Small-space solutions?

Learning to live with the Kitsilano bungalow blues.

We walked cautiously through the neighbourhood, surveying the wreckage. In narrow plots of land where gracious family homes once stood, the dust rose like smoke from heaping piles of mangled stairways and banisters, gnarled wiring and pipes, and shattered glass. We heard the rapid-fire rat-a-tat-tat of a semi-automatic weapon: a DeWalt compressor with an air-gun firing sixty framing nails a minute. A little extreme perhaps, but this is Kitsilano, and everyone is scrambling to finish their renos.

No, those aren’t tanks lining the avenues; they’re five-tonne dumpsters full of construction waste, as common a sight as the blue bins on recycling day. But unlike your plastic soda bottles, you neighbour’s pulverized house isn’t going to be recycled into polar fleece anytime soon.

People who pain- stakingly wash and flatten their soup cans on blue box day somehow overlook the trucks pulling away from their own curbs hauling several tonnes of plaster to the dump. It’s hard to think clearly when your mind is cluttered with images from Style at Home and Extreme Makeover.

There have been times when I’ve been tempted to pound my own house to rubble, and it isn’t just my green conscience that has held me back; it takes a small fortune to make even the most minor changes.

There came a day when I had to give up the home improvement and decor magazines. We were in post-newborn “recovery”: fragile, tired, just barely getting through the day without crying. Our house is very small; the living room is about the size of the walk-in closets in House and Home, and with two children it got even smaller. When our baby came, the futon “couch” was firmly fixed in the horizontal position, bed sheets and all, usually with one of us tucked under the covers. You couldn’t open the front door a crack without seeing it there, front and centre.

Then there was The Wall. This brilliant bit of guerrilla baby-proofing consisted of a waist-high piece of plywood that sectioned off the corner of the room, behind which we threw everything that our baby could use to maim or kill herself.

Stumbling through the house like zombies from Dawn of the Living Dead, we barely noticed the horrors, until someone came over, and then we felt like pathetic slobs. The magazines promised “small-space solutions,” but rarely were the houses truly small, and the solutions were too extreme, (shear off the top of the house and add three bedrooms and a bathroom), or involved turning the place into a wicker basket theme park.
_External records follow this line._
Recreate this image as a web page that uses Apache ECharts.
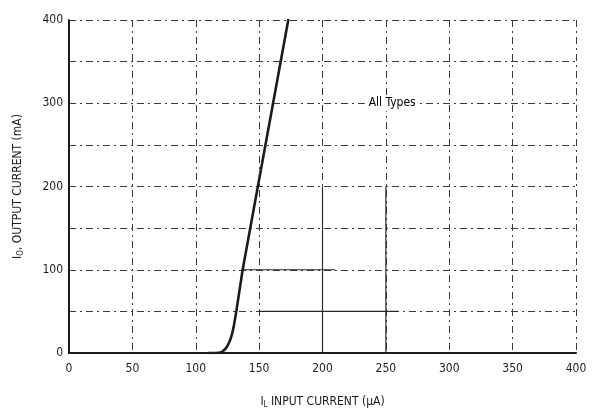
<!DOCTYPE html>
<html>
<head>
<meta charset="utf-8">
<script src="https://cdn.jsdelivr.net/npm/echarts@6/dist/echarts.min.js"></script>
<style>
html,body{margin:0;padding:0;background:#ffffff;}
#chart{width:597px;height:416px;}
</style>
</head>
<body>
<div id="chart"></div>
<script>
// Input current (µA) vs output current (mA), "All Types"
const inputCurrent = [110, 116, 119, 121, 122.5, 124, 125.5, 127, 128.5, 130, 132, 137, 149, 161, 173];
const outputCurrent = [0, 0, 0.5, 1.5, 3, 6, 10, 15, 22, 32, 50, 100, 200, 300, 400];
const xTicks = [0, 50, 100, 150, 200, 250, 300, 350, 400];
const yTicks = [0, 100, 200, 300, 400];
const annotation = { x: 255, y: 300, text: 'All Types' };
// grid segments that print as continuous lines in the original
const solidGridX = [[200, 0, 200], [250, 0, 200]];      // [x, yFrom, yTo]
const solidGridY = [[100, 136, 210], [50, 150, 260]];   // [y, xFrom, xTo]

const FONT = '"Liberation Sans Narrow", "DejaVu Sans Condensed", "Liberation Sans", sans-serif';
const INK = '#1c1c1c';

const segData = [];
solidGridX.forEach(s => { segData.push([s[0], s[1]], [s[0], s[2]], [null, null]); });
solidGridY.forEach(s => { segData.push([s[1], s[0]], [s[2], s[0]], [null, null]); });

const chart = echarts.init(document.getElementById('chart'), null, { renderer: 'canvas' });
chart.setOption({
  backgroundColor: '#ffffff',
  animation: false,
  grid: { left: 69, right: 21, top: 20, bottom: 63, containLabel: false },
  xAxis: {
    type: 'value', min: 0, max: 400, interval: 50,
    name: '{i|I}{s|L} {t|INPUT CURRENT (µA)}',
    nameLocation: 'middle', nameGap: 42,
    nameTextStyle: {
      rich: {
        i: { fontFamily: FONT, fontSize: 12, color: INK },
        s: { fontFamily: FONT, fontSize: 8, color: INK, padding: [6, 0, 0, 0] },
        t: { fontFamily: FONT, fontSize: 12, color: INK }
      }
    },
    axisLine: { show: true, onZero: false, lineStyle: { color: INK, width: 2 } },
    axisTick: { show: false },
    axisLabel: {
      show: true, margin: 10, fontFamily: FONT, fontSize: 12, color: INK,
      formatter: v => xTicks.includes(v) ? String(v) : ''
    },
    splitLine: { show: true, lineStyle: { color: '#3a3a3a', width: 1, type: [7, 4, 2, 4] } }
  },
  yAxis: {
    type: 'value', min: 0, max: 400, interval: 50,
    name: '{i|I}{s|O}{t|, OUTPUT CURRENT (mA)}',
    nameLocation: 'middle', nameGap: 44, nameRotate: 90,
    nameTextStyle: {
      rich: {
        i: { fontFamily: FONT, fontSize: 12, color: INK },
        s: { fontFamily: FONT, fontSize: 8, color: INK, padding: [6, 0, 0, 0] },
        t: { fontFamily: FONT, fontSize: 12, color: INK }
      }
    },
    axisLine: { show: true, onZero: false, lineStyle: { color: INK, width: 2 } },
    axisTick: { show: false },
    axisLabel: {
      show: true, margin: 6, fontFamily: FONT, fontSize: 12, color: INK,
      formatter: v => yTicks.includes(v) ? String(v) : ''
    },
    splitLine: { show: true, lineStyle: { color: '#3a3a3a', width: 1, type: [7, 4, 2, 4] } }
  },
  series: [
    {
      type: 'line',
      data: segData,
      connectNulls: false,
      showSymbol: false,
      silent: true,
      lineStyle: { color: '#2a2a2a', width: 1.2 },
      z: 3
    },
    {
      type: 'line',
      data: inputCurrent.map((x, i) => [x, outputCurrent[i]]),
      showSymbol: false,
      smooth: false,
      lineStyle: { color: INK, width: 2.6, join: 'round', cap: 'round' },
      z: 5
    },
    {
      type: 'scatter',
      data: [[annotation.x, annotation.y]],
      symbolSize: 0,
      itemStyle: { opacity: 1 },
      label: {
        show: true, position: 'inside', formatter: annotation.text,
        fontFamily: FONT, fontSize: 12, color: '#000000', opacity: 1,
        backgroundColor: '#ffffff', padding: [2, 4]
      },
      z: 6
    }
  ]
});
</script>
</body>
</html>
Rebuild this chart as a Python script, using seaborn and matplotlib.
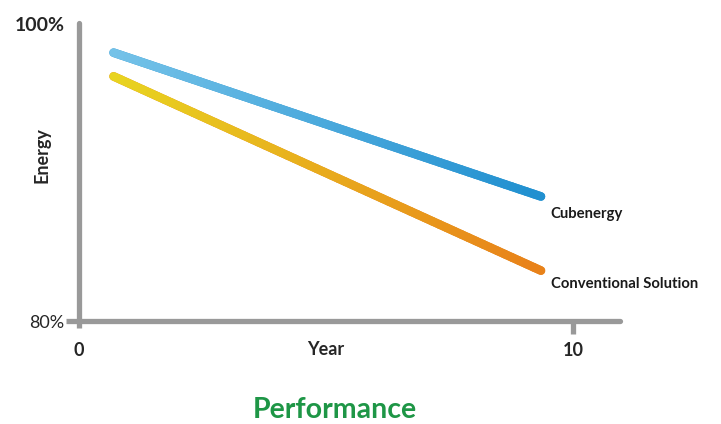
import matplotlib
matplotlib.use('Agg')
import matplotlib.pyplot as plt
import seaborn as sns
import numpy as np
import pandas as pd
from matplotlib.collections import LineCollection
from matplotlib.colors import LinearSegmentedColormap

sns.set_style('white')
plt.rcParams['font.family'] = ['Lato', 'DejaVu Sans']

# data
years = [0.7, 9.35]
cubenergy = [98.1, 88.4]
conventional = [96.5, 83.4]
series_names = ['Cubenergy', 'Conventional Solution']
label_pos = [(9.55, 87.2), (9.55, 82.5)]
x_ticks = [0, 10]
y_ticks = [80, 100]
y_tick_labels = ['80%', '100%']

grad_colors = [('#74c2e8', '#2190d0'), ('#e8d420', '#e8821a')]
axis_grey = '#999999'
line_w = 6.2

df = pd.DataFrame({
    'year': years * 2,
    'energy': cubenergy + conventional,
    'series': [series_names[0]] * 2 + [series_names[1]] * 2,
})

fig = plt.figure(figsize=(7.21, 4.24), dpi=100)
ax = fig.add_axes([79 / 721, 1 - 321 / 424, (620 - 79) / 721, (321 - 23) / 424])

sns.lineplot(data=df, x='year', y='energy', hue='series',
             palette=[c[1] for c in grad_colors], linewidth=line_w,
             legend=False, ax=ax, solid_capstyle='round')

# gradient overlay along each line
for name, (c0, c1) in zip(series_names, grad_colors):
    sub = df[df['series'] == name]
    xs = np.linspace(sub['year'].iloc[0], sub['year'].iloc[1], 60)
    ys = np.linspace(sub['energy'].iloc[0], sub['energy'].iloc[1], 60)
    pts = np.column_stack([xs, ys]).reshape(-1, 1, 2)
    segs = np.concatenate([pts[:-1], pts[1:]], axis=1)
    cmap = LinearSegmentedColormap.from_list(name, [c0, c1])
    lc = LineCollection(segs, cmap=cmap, linewidth=line_w, capstyle='round')
    lc.set_array(np.linspace(0, 1, len(segs)))
    ax.add_collection(lc)

for name, (lx, ly) in zip(series_names, label_pos):
    ax.text(lx, ly, name, fontsize=10.7, fontweight='bold', color='#1a1a1a',
            ha='left', va='center', clip_on=False)

ax.set_xlim(0, 10.95)
ax.set_ylim(80, 100.1)

for side in ['top', 'right']:
    ax.spines[side].set_visible(False)
for side in ['left', 'bottom']:
    ax.spines[side].set_color(axis_grey)
    ax.spines[side].set_linewidth(3.8)
    ax.spines[side].set_capstyle('round')

ax.set_xticks(x_ticks)
ax.set_xticklabels([str(t) for t in x_ticks], fontsize=13, fontweight='bold')
ax.set_yticks(y_ticks)
ax.set_yticklabels(y_tick_labels, fontsize=13)
ax.tick_params(axis='x', bottom=True, length=9, width=3.8, color=axis_grey, pad=6)
ax.tick_params(axis='y', left=True, length=9.5, width=3.8, color=axis_grey, pad=1)
ax.xaxis.get_major_ticks()[0].tick1line.set_markersize(5)
ax.yaxis.get_major_ticks()[1].tick1line.set_visible(False)
ax.get_yticklabels()[1].set_fontweight('bold')
ax.get_yticklabels()[1].set_fontsize(14)

ax.set_xlabel('')
ax.set_ylabel('')
ax.text(5, -0.097, 'Year', transform=ax.get_xaxis_transform(), fontsize=13,
        fontweight='bold', ha='center', va='center')
ax.text(-0.068, 0.557, 'Energy', transform=ax.transAxes, fontsize=13,
        fontweight='bold', rotation=90, ha='center', va='center')

fig.text(335 / 721, 1 - 410 / 424, 'Performance', fontsize=20.5,
         fontweight='bold', color='#1e9646', ha='center', va='center')

fig.savefig('out.png', dpi=100)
Finally, it got to me. One magazine featured a mum in her gleaming new kitchen. She reclined on a charming window seat that stored, one presumes, her child’s collection of foam-rubber puzzles, fire hats and 3-D art projects. The child cavorted blithely, meanwhile, in his cathedral-ceilinged nursery with the hand-painted cowboy mural.

There was a whole room just for eating in, and dinner parties! They called it the dining room. Very grand. A living room sans bed – used for sitting and admiring vases of twigs grouped tastefully on the mantelpiece. Where were the skates and the bike trailer? Where was the box of Christmas ornaments and life jackets? Were there rooms for that too?

When I pulled myself together, I wondered why we read this stuff. Who are these people who start over every five years with brand new kitchens, their appliances travelling from Sweden and Germany?

Most of the “before” pictures put my house to shame. Then I thought about how most of the world’s people actually live, and I felt grateful for the bed, The Wall, the whole sorry mess. Since 1926 this little house has given shelter. Who cares if the bathroom is ugly? It would look a lot uglier in a landfill.

Jane Webster is a Vancouver writer and mother of two.